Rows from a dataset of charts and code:
-------
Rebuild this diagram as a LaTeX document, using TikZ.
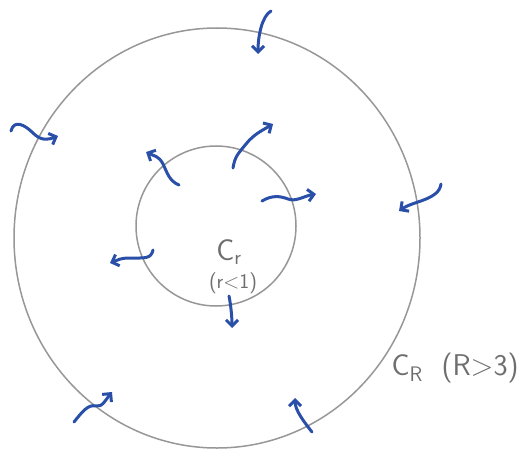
\documentclass[tikz,border=0pt]{standalone}
\usepackage{tikz}
\usepackage{xcolor}
\usetikzlibrary{arrows.meta,shapes.geometric}
\definecolor{pencil}{HTML}{979797}
\definecolor{graphite}{HTML}{6E6E6E}
\definecolor{ink}{HTML}{2A4FA8}
\tikzset{
  ring/.style={draw=pencil, line width=1.5pt, inner sep=0pt},
  flux/.style={-{Straight Barb[length=6pt,width=12pt]}, line width=3pt, draw=ink, line cap=round, line join=round},
  label/.style={font=\sffamily, text=graphite, align=center}
}
\begin{document}
\begin{tikzpicture}[x=1pt, y=-1pt]
\useasboundingbox (0,0) rectangle (526,457);
\node[ring, ellipse, minimum width=406pt, minimum height=420pt] (outer) at (217,238) {};
\node[ring, circle, minimum size=160pt] (inner) at (216,226) {};
% labels
\node[label, font=\sffamily\fontsize{30}{32}\selectfont] (cr) at (229,252) {C\textsubscript{r}};
\node[label, font=\sffamily\fontsize{21}{24}\selectfont] (crr) at (233,283) {(r<1)};
\node[label, font=\sffamily\fontsize{30}{34}\selectfont, anchor=west] (cR) at (388,368) {C\textsubscript{R}\ \ (R>3)};
% ends of the outer arrows
\coordinate (o1s) at (271,11);  \coordinate (o1e) at (258,54);
\coordinate (o2s) at (11,131);  \coordinate (o2e) at (58,136);
\coordinate (o3s) at (441,184); \coordinate (o3e) at (399,211);
\coordinate (o4s) at (74,422);  \coordinate (o4e) at (112,392);
\coordinate (o5s) at (312,432); \coordinate (o5e) at (295,398);
% ends of the inner arrows
\coordinate (i1s) at (179,185); \coordinate (i1e) at (146,152);
\coordinate (i2s) at (233,168); \coordinate (i2e) at (273,124);
\coordinate (i3s) at (262,201); \coordinate (i3e) at (316,194);
\coordinate (i4s) at (153,250); \coordinate (i4e) at (110,263);
\coordinate (i5s) at (229,296); \coordinate (i5e) at (232,328);
% flux in through C_R
\draw[flux] (o1s) .. controls +(-9,5) and +(0,-18) .. (o1e);
\draw[flux] (o2s) .. controls +(3,-12) and +(-8,-8) .. (33,133) .. controls +(8,8) and +(-10,4) .. (o2e);
\draw[flux] (o3s) .. controls +(-2,16) and +(14,-10) .. (o3e);
\draw[flux] (o4s) .. controls +(8,-10) and +(-8,-2) .. (96,406) .. controls +(6,2) and +(-5,6) .. (o4e);
\draw[flux] (o5s) .. controls +(-8,-10) and +(0,12) .. (o5e);
% flux out through C_r
\draw[flux] (i1s) .. controls +(-10,-4) and +(4,8) .. (163,164) .. controls +(-4,-8) and +(8,4) .. (i1e);
\draw[flux] (i2s) .. controls +(2,-12) and +(-8,10) .. (246,144) .. controls +(8,-10) and +(-10,6) .. (i2e);
\draw[flux] (i3s) .. controls +(10,-6) and +(-8,-3) .. (288,199) .. controls +(8,3) and +(-12,2) .. (i3e);
\draw[flux] (i4s) .. controls +(-2,9) and +(15,0) .. (130,258) .. controls +(-10,0) and +(8,-3) .. (i4e);
\draw[flux] (i5s) .. controls +(2,10) and +(0,-10) .. (i5e);
\end{tikzpicture}
\end{document}
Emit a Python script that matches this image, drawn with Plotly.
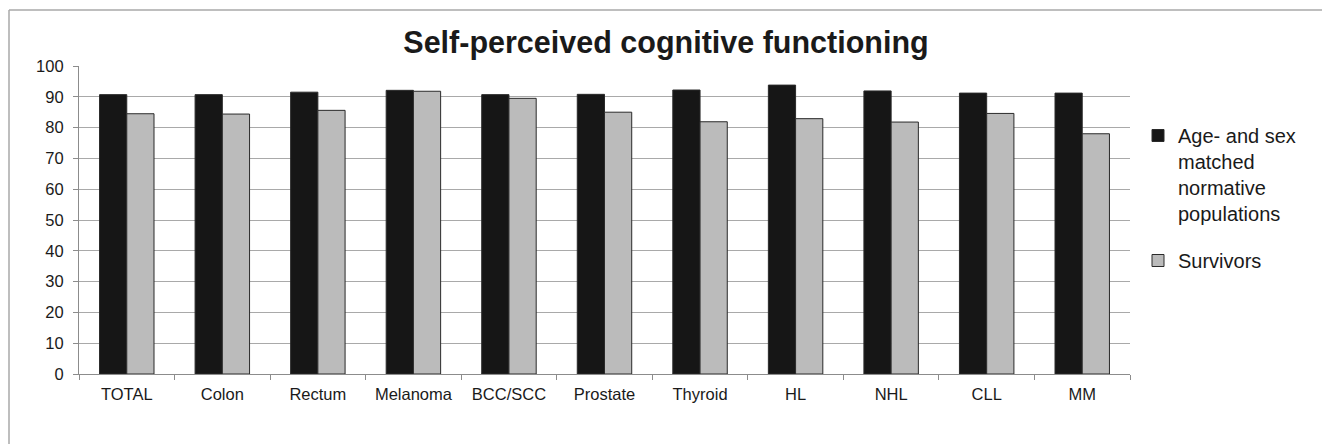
import plotly.graph_objects as go

categories = ["TOTAL", "Colon", "Rectum", "Melanoma", "BCC/SCC", "Prostate",
              "Thyroid", "HL", "NHL", "CLL", "MM"]
normative = [90.7, 90.7, 91.5, 92.1, 90.7, 90.8, 92.2, 93.8, 91.9, 91.2, 91.2]
survivors = [84.5, 84.4, 85.6, 91.8, 89.5, 85.0, 81.9, 82.9, 81.8, 84.6, 78.0]
y_ticks = list(range(0, 101, 10))

W, H = 1322, 444
L, R, T, B = 79, 192, 66, 70
FONT = "Liberation Sans, Arial, sans-serif"

fig = go.Figure()
fig.add_trace(go.Bar(
    x=categories, y=normative,
    name="Age- and sex<br>matched<br>normative<br>populations",
    marker=dict(color="#161616", line=dict(color="#2a2a2a", width=1)),
    legendgroup="a",
))
fig.add_trace(go.Bar(
    x=categories, y=survivors, name="Survivors",
    marker=dict(color="#bbbbbb", line=dict(color="#2a2a2a", width=1)),
    legendgroup="b",
))

# outer frame (left and top edges visible)
pw, ph = W - L - R, H - T - B
def px_x(p):
    return (p - L) / pw
def px_y(p):
    return (H - B - p) / ph
frame = dict(type="line", xref="paper", yref="paper",
             line=dict(color="#a9a9a9", width=1.5), layer="below")
fig.add_shape(**frame, x0=px_x(9), x1=px_x(9), y0=px_y(10), y1=px_y(460))
fig.add_shape(**frame, x0=px_x(9), x1=px_x(1340), y0=px_y(10), y1=px_y(10))

fig.update_layout(
    width=W, height=H,
    margin=dict(l=L, r=R, t=T, b=B, pad=0),
    paper_bgcolor="white", plot_bgcolor="white",
    font=dict(family=FONT, size=16, color="#1a1a1a"),
    title=dict(text="<b>Self-perceived cognitive functioning</b>",
               font=dict(family=FONT, size=30.5, color="#1a1a1a"),
               x=666 / W, xref="container", xanchor="center",
               y=1 - 42 / H, yref="container", yanchor="middle"),
    barmode="group", bargap=0.43, bargroupgap=0,
    legend=dict(x=px_x(1138), y=px_y(116), xanchor="left", yanchor="top",
                font=dict(family=FONT, size=20, color="#1a1a1a"),
                valign="top", traceorder="grouped", tracegroupgap=18,
                bgcolor="rgba(0,0,0,0)"),
    showlegend=True,
)
fig.update_xaxes(
    showgrid=False, showline=True, linecolor="#8c8c8c", linewidth=1.2,
    ticks="outside", ticklen=5, tickcolor="#8c8c8c",
    tickson="boundaries", tickfont=dict(size=16.5, color="#1a1a1a"),
    ticklabelstandoff=5,
)
fig.update_yaxes(
    range=[0, 100], tickvals=y_ticks, showgrid=True, gridcolor="#a9a9a9",
    gridwidth=1.2, showline=True, linecolor="#8c8c8c", linewidth=1.2,
    ticks="outside", ticklen=5, tickcolor="#8c8c8c", zeroline=False,
    tickfont=dict(size=16.5, color="#1a1a1a"), ticklabelstandoff=6,
)

fig.write_html("out.html")
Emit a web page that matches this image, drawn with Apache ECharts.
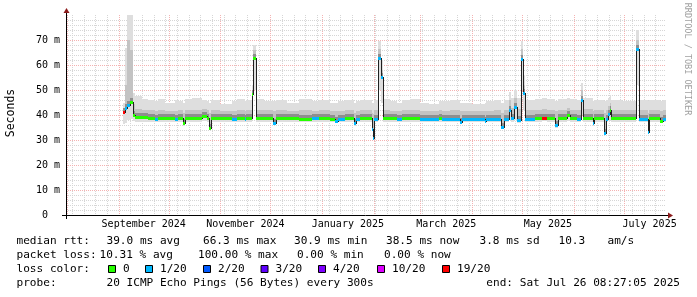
<!DOCTYPE html>
<html>
<head>
<meta charset="utf-8">
<script src="https://cdn.jsdelivr.net/npm/echarts@6.0.0/dist/echarts.min.js"></script>
<style>
html,body{margin:0;padding:0;background:#ffffff;}
#chart{width:697px;height:297px;}
</style>
</head>
<body>
<div id="chart"></div>
<script>
// ===== time frame (x values are days since 2024-09-01 00:00) =====
const DAY_MS = 86400000;
const DAY_ZERO = Date.UTC(2024, 8, 1);
const END_TIME = Date.UTC(2025, 6, 26, 8, 27, 5);
const SPAN_DAYS = 360;

// ===== tick labels =====
const yTicks = [0, 10, 20, 30, 40, 50, 60, 70];
const yUnit = 'm';
const xLabelMonths = [[2024, 8], [2024, 10], [2025, 0], [2025, 2], [2025, 4], [2025, 6]];
const xLabelTexts = ['September 2024', 'November 2024', 'January 2025', 'March 2025', 'May 2025', 'July 2025'];

// ===== median / smoke segments (value holds from segStart to next segStart) =====
const segStart = [2.8,4.0,5.0,7.0,8.6,10.0,14.0,17.5,21.8,23.6,28.0,33.8,35.6,38.5,39.5,44.0,50.0,53.0,54.3,55.3,61.0,67.8,70.8,75.5,
  76.5,79.8,80.6,82.4,87.0,92.6,94.4,101.0,108.0,116.0,120.0,127.0,130.0,131.5,136.0,141.0,142.4,144.8,151.8,152.6,153.4,155.6,157.4,158.4,
  163.0,167.0,170.0,175.0,181.0,186.0,192.0,194.0,199.0,205.0,206.2,212.0,219.6,220.6,225.0,229.5,231.2,234.4,235.4,237.0,239.0,241.2,242.5,243.6,
  249.5,254.0,257.0,262.0,263.5,269.0,271.0,275.0,277.6,278.7,284.4,285.4,291.4,292.6,293.4,294.5,295.6,302.0,310.5,312.0,317.3,318.4,324.6,326.4];
const medianMs = [41.3,42.7,44.0,45.3,40.0,39.2,39.2,38.7,38.6,38.7,38.7,38.6,38.7,36.7,38.7,38.7,39.7,38.7,35.0,38.7,38.7,38.6,38.7,38.6,
  38.7,48.3,62.9,38.7,38.7,36.9,38.7,38.7,38.6,38.7,38.7,38.6,37.8,38.6,38.7,36.7,38.6,38.7,34.5,30.9,38.6,62.7,55.3,38.7,
  38.7,38.6,38.7,38.7,38.6,38.6,38.7,38.6,38.6,37.3,38.6,38.6,37.5,38.6,38.6,35.2,38.6,42.0,38.8,43.3,38.2,62.3,48.7,38.6,
  38.7,39.0,38.7,36.0,38.7,40.0,38.7,38.6,46.0,38.7,36.7,38.7,33.0,38.6,40.5,42.0,38.7,38.7,66.3,38.6,33.2,38.7,37.8,38.6];
const lossLevel = [19,1,1,0,0,0,0,0,1,0,0,1,0,0,0,0,0,0,0,0,0,1,0,1,
  0,0,0,0,0,1,0,0,0,1,0,0,1,1,0,1,1,0,1,1,1,1,1,0,
  0,1,0,0,1,1,0,1,1,1,1,1,1,1,1,1,1,1,1,1,1,1,1,1,
  0,19,0,1,0,0,0,1,1,0,1,0,1,1,1,0,0,0,1,1,1,0,0,1];
const smokeLo = [36.5,37.0,38.0,38.5,37.5,37.3,37.3,37.2,37.2,37.3,37.3,37.2,37.3,35.5,37.3,37.3,37.5,37.3,34.5,37.3,37.3,37.2,37.3,37.2,
  37.3,38.0,50.0,37.3,37.3,36.0,37.3,37.3,37.2,37.3,37.3,37.2,36.8,37.2,37.3,35.8,37.2,37.3,33.5,30.5,37.2,50.0,45.0,37.3,
  37.3,37.2,37.3,37.3,37.2,37.2,37.3,37.2,37.2,36.5,37.2,37.2,36.7,37.2,37.2,34.5,37.2,38.0,37.3,38.0,37.0,50.0,42.0,37.2,
  37.3,37.5,37.3,35.0,37.3,37.5,37.3,37.2,40.0,37.3,35.8,37.3,32.5,37.2,37.5,38.0,37.3,37.3,52.0,37.2,32.5,37.3,36.8,37.2];
const smokeMid = [43.0,52.0,70.0,66.0,44.5,42.5,42.0,42.0,41.8,42.0,41.5,41.8,42.0,41.0,42.0,42.2,42.5,42.0,41.0,42.0,41.5,41.8,42.0,41.8,
  42.0,50.0,66.0,42.0,42.0,41.5,42.0,41.5,42.0,41.8,42.0,41.5,41.5,41.8,42.0,41.0,41.8,42.0,41.0,40.5,42.0,66.5,58.0,42.0,
  41.8,41.8,42.0,42.0,41.8,41.5,42.0,41.8,42.0,41.5,41.8,41.5,41.5,41.8,42.0,41.0,42.0,46.0,43.0,47.0,42.5,66.5,52.0,42.0,
  42.0,42.5,42.0,41.5,42.0,43.0,42.0,42.0,50.0,42.5,41.5,42.0,41.0,42.0,43.5,45.0,42.0,42.0,70.0,42.0,41.0,42.0,41.5,42.0];
const smokeHi = [45.0,67.0,86.0,86.0,49.0,47.5,46.5,46.0,45.5,46.5,45.0,46.0,45.5,45.0,46.5,47.0,46.0,45.5,45.0,46.0,44.5,45.5,46.5,45.5,
  46.0,52.0,68.0,46.5,45.5,45.5,46.0,45.0,46.5,45.5,46.0,45.0,45.0,45.5,46.0,45.0,45.5,46.0,45.0,45.0,46.0,69.5,62.0,46.5,
  45.5,45.0,46.0,46.5,45.0,44.5,45.5,45.5,46.0,45.0,45.0,44.5,45.0,45.5,46.0,45.0,46.0,49.3,47.0,50.0,47.0,69.5,56.0,46.0,
  46.5,47.0,46.5,45.5,46.5,47.0,46.5,46.0,52.7,47.0,45.5,46.0,45.5,46.0,47.0,48.0,46.0,45.5,74.0,46.0,45.5,46.0,45.5,46.0];

// ===== loss colour legend =====
const lossLevels = [0, 1, 2, 3, 4, 10, 19];
const lossLabels = ['0', '1/20', '2/20', '3/20', '4/20', '10/20', '19/20'];
const lossColors = ['#26ff00', '#00b8ff', '#0059ff', '#5e00ff', '#7e00ff', '#dd00ff', '#ff0000'];

// ===== statistics text =====
const rttStats = ['39.0 ms avg', '66.3 ms max', '30.9 ms min', '38.5 ms now', '3.8 ms sd', '10.3', 'am/s'];
const lossStats = ['10.31 % avg', '100.00 % max', '0.00 % min', '0.00 % now'];
const probeText = '20 ICMP Echo Pings (56 Bytes) every 300s';
const endText = 'end: Sat Jul 26 08:27:05 2025';

// ---------------------------------------------------------------
const xMax = (END_TIME - DAY_ZERO) / DAY_MS;
const xMin = xMax - SPAN_DAYS;
const yMax = 80;
const dayOf = (y, m) => (Date.UTC(y, m, 1) - DAY_ZERO) / DAY_MS;
const MONO = '"DejaVu Sans Mono", monospace';
const LEGEND_FONT = '11.1px ' + MONO;

// grid line items: [position, kind(0 vertical / 1 horizontal), major]
const monthStarts = [];
for (let y = 2024, m = 7; y < 2025 || m <= 6; ) {
  monthStarts.push(dayOf(y, m));
  m++; if (m > 11) { m = 0; y++; }
}
const gridItems = [];
for (let d = Math.ceil(xMin / 7) * 7; d < xMax; d += 7) {
  if (!monthStarts.some(ms => Math.abs(ms - d) < 0.01)) gridItems.push([d, 0, 0]);
}
for (let v = 2; v < yMax; v += 2) if (v % 10 !== 0) gridItems.push([v, 1, 0]);
monthStarts.forEach(d => { if (d > xMin && d < xMax) gridItems.push([d, 0, 1]); });
for (let v = 10; v < yMax; v += 10) gridItems.push([v, 1, 1]);

// segment items: [start, end, median, lossIdx, lo, mid, hi, nextMedian]
const segItems = segStart.map((s, i) => [
  s, i + 1 < segStart.length ? segStart[i + 1] : xMax, medianMs[i],
  lossLevels.indexOf(lossLevel[i]), smokeLo[i], smokeMid[i], smokeHi[i],
  i + 1 < segStart.length ? medianMs[i + 1] : NaN
]);

// x label items: [mid-month day, index]
const xLabelItems = xLabelMonths.map(([y, m], i) => {
  const a = dayOf(y, m), b = dayOf(m === 11 ? y + 1 : y, (m + 1) % 12);
  return [(a + b) / 2, i];
});

function colX(api, d) { return Math.round(api.coord([d, 0])[0]); }

const chart = echarts.init(document.getElementById('chart'), null, { renderer: 'canvas' });

const graphics = [];
// axis lines (with overhang) and arrows
graphics.push({ type: 'line', shape: { x1: 62, y1: 215.5, x2: 669, y2: 215.5 }, style: { stroke: '#000', lineWidth: 1 }, z: 100 });
graphics.push({ type: 'line', shape: { x1: 66.5, y1: 219, x2: 66.5, y2: 12 }, style: { stroke: '#000', lineWidth: 1 }, z: 100 });
graphics.push({ type: 'polygon', shape: { points: [[63.5, 13], [69.5, 13], [66.5, 8]] }, style: { fill: '#8b1a1a' }, z: 101 });
graphics.push({ type: 'polygon', shape: { points: [[668, 212.5], [668, 218.5], [673, 215.5]] }, style: { fill: '#8b1a1a' }, z: 101 });
// axis title and watermark
graphics.push({ type: 'text', x: 11, y: 113, rotation: Math.PI / 2,
  style: { text: 'Seconds', font: '11.5px ' + MONO, fill: '#000', align: 'center', verticalAlign: 'middle', textAlign: 'center', textVerticalAlign: 'middle' } });
graphics.push({ type: 'text', x: 687, y: 59, rotation: -Math.PI / 2,
  style: { text: 'RRDTOOL / TOBI OETIKER', font: '8.5px ' + MONO, fill: '#a0a0a0', align: 'center', verticalAlign: 'middle', textAlign: 'center', textVerticalAlign: 'middle' } });

function legendText(txt, x, y, align) {
  graphics.push({ type: 'text', x: x, y: y,
    style: { text: txt, font: LEGEND_FONT, fill: '#000', align: align || 'left', verticalAlign: 'middle', textAlign: align || 'left', textVerticalAlign: 'middle' } });
}
const row1 = 241, row2 = 255.5, row3 = 269, row4 = 283;
legendText('median rtt:', 16.5, row1);
[106.5, 203, 294, 386, 479.5, 558.5, 607.5].forEach((x, i) => legendText(rttStats[i], x, row1));
legendText('packet loss:', 16.5, row2);
[99.5, 198, 297, 384].forEach((x, i) => legendText(lossStats[i], x, row2));
legendText('loss color:', 16.5, row3);
[108.5, 145.5, 203.5, 261, 318.5, 377.5, 442.5].forEach((x, i) => {
  graphics.push({ type: 'rect', shape: { x: x, y: 265.5, width: 7, height: 7 }, style: { fill: lossColors[i], stroke: '#000', lineWidth: 1 } });
  legendText(lossLabels[i], x + 14.5, row3);
});
legendText('probe:', 16.5, row4);
legendText(probeText, 106.5, row4);
legendText(endText, 680, row4, 'right');

const option = {
  animation: false,
  backgroundColor: '#ffffff',
  grid: { left: 66, top: 15, width: 600, height: 200, containLabel: false },
  xAxis: {
    type: 'value', min: xMin, max: xMax,
    axisLine: { show: false }, axisTick: { show: false }, axisLabel: { show: false }, splitLine: { show: false }
  },
  yAxis: {
    type: 'value', min: 0, max: yMax, interval: 10,
    axisLine: { show: false }, axisTick: { show: false }, splitLine: { show: false },
    axisLabel: {
      margin: 6, fontFamily: MONO, fontSize: 10, color: '#000',
      formatter: v => (yTicks.indexOf(v) < 0 ? '' : (v === 0 ? '0  ' : v + ' ' + yUnit))
    }
  },
  graphic: graphics,
  series: [
    { // grid
      type: 'custom', coordinateSystem: 'cartesian2d', silent: true, clip: false, z: 1,
      data: gridItems, encode: { x: 0, y: 2 },
      renderItem: function (params, api) {
        const pos = api.value(0), kind = api.value(1), major = api.value(2);
        const color = major ? '#f4b2b2' : '#d6d6d6';
        if (kind === 0) {
          const a = api.coord([pos, 0]), b = api.coord([pos, yMax]);
          const x = Math.round(a[0]) + 0.5;
          return { type: 'line', shape: { x1: x, y1: b[1], x2: x, y2: a[1] }, style: { stroke: color, lineWidth: 1, lineDash: [1, 1] } };
        }
        const a = api.coord([xMin, pos]), b = api.coord([xMax, pos]);
        const y = Math.round(a[1]) + 0.5;
        return { type: 'line', shape: { x1: a[0], y1: y, x2: b[0], y2: y }, style: { stroke: color, lineWidth: 1, lineDash: [1, 1] } };
      }
    },
    { // smoke
      type: 'custom', coordinateSystem: 'cartesian2d', silent: true, clip: true, z: 2,
      data: segItems, encode: { x: 0, y: 2 },
      renderItem: function (params, api) {
        const xs = colX(api, api.value(0)), xe = colX(api, api.value(1));
        const w = Math.max(1, xe - xs);
        const ym = Math.round(api.coord([0, api.value(2)])[1]);
        const yLo = Math.round(api.coord([0, api.value(4)])[1]);
        const yMid = Math.round(api.coord([0, api.value(5)])[1]);
        const yHi = Math.round(api.coord([0, api.value(6)])[1]);
        return { type: 'group', children: [
          { type: 'rect', shape: { x: xs, y: yHi, width: w, height: Math.max(0, yLo - yHi) }, style: { fill: '#dedede' } },
          { type: 'rect', shape: { x: xs, y: yMid, width: w, height: Math.max(0, ym + 2 - yMid) }, style: { fill: '#c3c3c3' } },
          { type: 'rect', shape: { x: xs, y: ym - 4, width: w, height: 6 }, style: { fill: '#8e8e8e' } }
        ] };
      }
    },
    { // median line (dark)
      type: 'custom', coordinateSystem: 'cartesian2d', silent: true, clip: true, z: 3,
      data: segItems, encode: { x: 0, y: 2 },
      renderItem: function (params, api) {
        const xs = colX(api, api.value(0)), xe = colX(api, api.value(1));
        const ym = Math.round(api.coord([0, api.value(2)])[1]) + 0.5;
        const nxt = api.value(7);
        const ch = [{ type: 'line', shape: { x1: xs, y1: ym, x2: xe + 1, y2: ym }, style: { stroke: '#202020', lineWidth: 1 } }];
        if (!isNaN(nxt)) {
          const yn = Math.round(api.coord([0, nxt])[1]) + 0.5;
          ch.push({ type: 'line', shape: { x1: xe + 0.5, y1: ym, x2: xe + 0.5, y2: yn }, style: { stroke: '#202020', lineWidth: 1 } });
        }
        return { type: 'group', children: ch };
      }
    },
    { // median coloured by loss
      type: 'custom', coordinateSystem: 'cartesian2d', silent: true, clip: true, z: 4,
      data: segItems, encode: { x: 0, y: 2 },
      renderItem: function (params, api) {
        const xs = colX(api, api.value(0)), xe = colX(api, api.value(1));
        const ym = Math.round(api.coord([0, api.value(2)])[1]);
        const ci = api.value(3);
        return { type: 'rect', shape: { x: xs, y: ym - 1, width: Math.max(1, xe - xs), height: 3 }, style: { fill: lossColors[ci] } };
      }
    },
    { // x axis month labels
      type: 'custom', coordinateSystem: 'cartesian2d', silent: true, clip: false, z: 5,
      data: xLabelItems, encode: { x: 0, y: 1 },
      renderItem: function (params, api) {
        const p = api.coord([api.value(0), 0]);
        return { type: 'text', x: p[0], y: p[1] + 9.5,
          style: { text: xLabelTexts[api.value(1)], font: '10px ' + MONO, fill: '#000', align: 'center', verticalAlign: 'middle', textAlign: 'center', textVerticalAlign: 'middle' } };
      }
    }
  ]
};
chart.setOption(option);
</script>
</body>
</html>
-------
▶ [Direction]:
From the line that has "Emit a web page" through the line that has "const xLabelTexts = ['September", reproduce each line exactly as it stands and nothing else; do not include any pictures.

▶ [The output]:
Emit a web page that matches this image, drawn with Apache ECharts.
<!DOCTYPE html>
<html>
<head>
<meta charset="utf-8">
<script src="https://cdn.jsdelivr.net/npm/echarts@6.0.0/dist/echarts.min.js"></script>
<style>
html,body{margin:0;padding:0;background:#ffffff;}
#chart{width:697px;height:297px;}
</style>
</head>
<body>
<div id="chart"></div>
<script>
// ===== time frame (x values are days since 2024-09-01 00:00) =====
const DAY_MS = 86400000;
const DAY_ZERO = Date.UTC(2024, 8, 1);
const END_TIME = Date.UTC(2025, 6, 26, 8, 27, 5);
const SPAN_DAYS = 360;

// ===== tick labels =====
const yTicks = [0, 10, 20, 30, 40, 50, 60, 70];
const yUnit = 'm';
const xLabelMonths = [[2024, 8], [2024, 10], [2025, 0], [2025, 2], [2025, 4], [2025, 6]];
const xLabelTexts = ['September 2024', 'November 2024', 'January 2025', 'March 2025', 'May 2025', 'July 2025'];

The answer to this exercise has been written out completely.